Sunday, July 12, 2015

Classifieds information

It's hard to emphasise just how important the newspaper classifieds were. If the telegraph was the nineteenth century Internet then the morning newspaper was the eBay of its day.

The paper acted as conduit for folk to exchange products and services, to find love or find a lost puppy.

There's a little bit of those other sections that finds itself again in the classifieds. I've seen magazines that are principally ads for cars for sale. It doesn't seem to matter that this is going to go out of utility faster than fashion and current affairs; once the vehicle's sold, there's no more to be said.

Perhaps magazines have an expectation of durability beyond that of the newsletter and so we don't expect to find ones designed for obsolescence. Trade journals and academic journals don't particularly hope for this since they want return for their investment and neither a model of commerce nor a theoretical model are of much use if they are replaced before they can meet that benchmark.


Wednesday, July 08, 2015

As is the fashion

I'm the blogger that forgot fashion (as opposed to..), unlike the world of publication, which absolutely thrives on it. Newspapers have swept in every era, fashion fills in whole sections of magazines and whole sections of newsagencies, trade journals display an array of style-directed content and newsletters keep the salon pumping. And fashion is studied from every angle.


Sunday, July 05, 2015

What's my zine?

Where newspapers will cater to lifestyles and interests by either lumping them in with diverse others so that you can skip to that article on computer simulation , or suprise you by including a feature virtual reality when it's not the sort of thing they're known to run;  magazines give it to you on a plate. There are general knowledge magazines that emulate the scatter gun approach of the newspaper but there are many more that go straight to the area of interest.

Magazines don't just have interviews, sometimes they signal their inclusion in the title. In specialist fields, they still declare the presence of interviews.

If an artist has enough significance, there'll be a magazine either about them or a movement they've inspired.

Magazines aren't interested in usurping the role of other media; where they may have set the groundwork for much of what appears on reality TV, they're just as happy either producing their own variations on different gardening methods or conditions as they are piggybacking on shows like Burke's Backyard or Gardening Australia. The former's magazine incarnation kept going long after the television program had finished.

And if your enthusiasm is for a niche like box kites, magazines may just have had a go. Obviously it's trickier veering from a dependable formula such as evinced in Taste of Home because, after all, even box kite enthusiasts may not wish to purchase a publication about the subject on a bi-monthly basis.

This is typically where zines have come in; produced out of a passion or enthusiasm for something, teenagers in garages not playing in a band may have been busy writing about one.

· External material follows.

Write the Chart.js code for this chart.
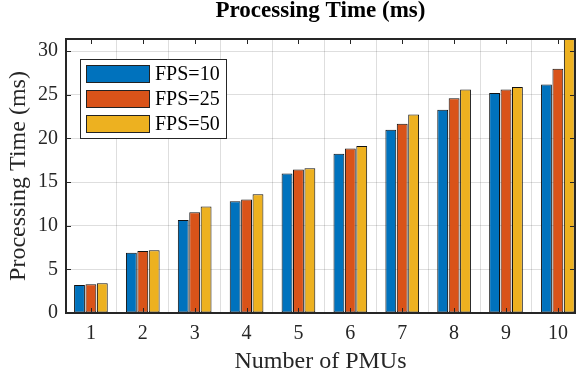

Newsletters are happy to indulge their readers' proclivities and may do so at the individual business level. Trade journals naturally deal with lifestyle interests through the industries that support them and academic journals take an interest in their studies.

Saturday, July 04, 2015

Overlooking lifestyle

I was going to move straight to the classifieds without acknowledging that newspapers traditionally gave so much more bang for your buck. The Internet generation might think this is their way of clawing back readership but, in fact, they were the first to run specialist columns on the panoply of interests: gardening, cooking, dining out, travel, bridge, concerts and gigs, plays.

Indeed, while we've said that sport takes precedence over the arts, the weekend newspaper at least has long had a pullout literary and visual art section that contains book reviews, album reviews, live reviews, theatre reviews, film reviews; art reviews, television reviews..not to mention interviews with the artistes and articles about every endeavour that is either popular or potentially interesting to the weekend reader.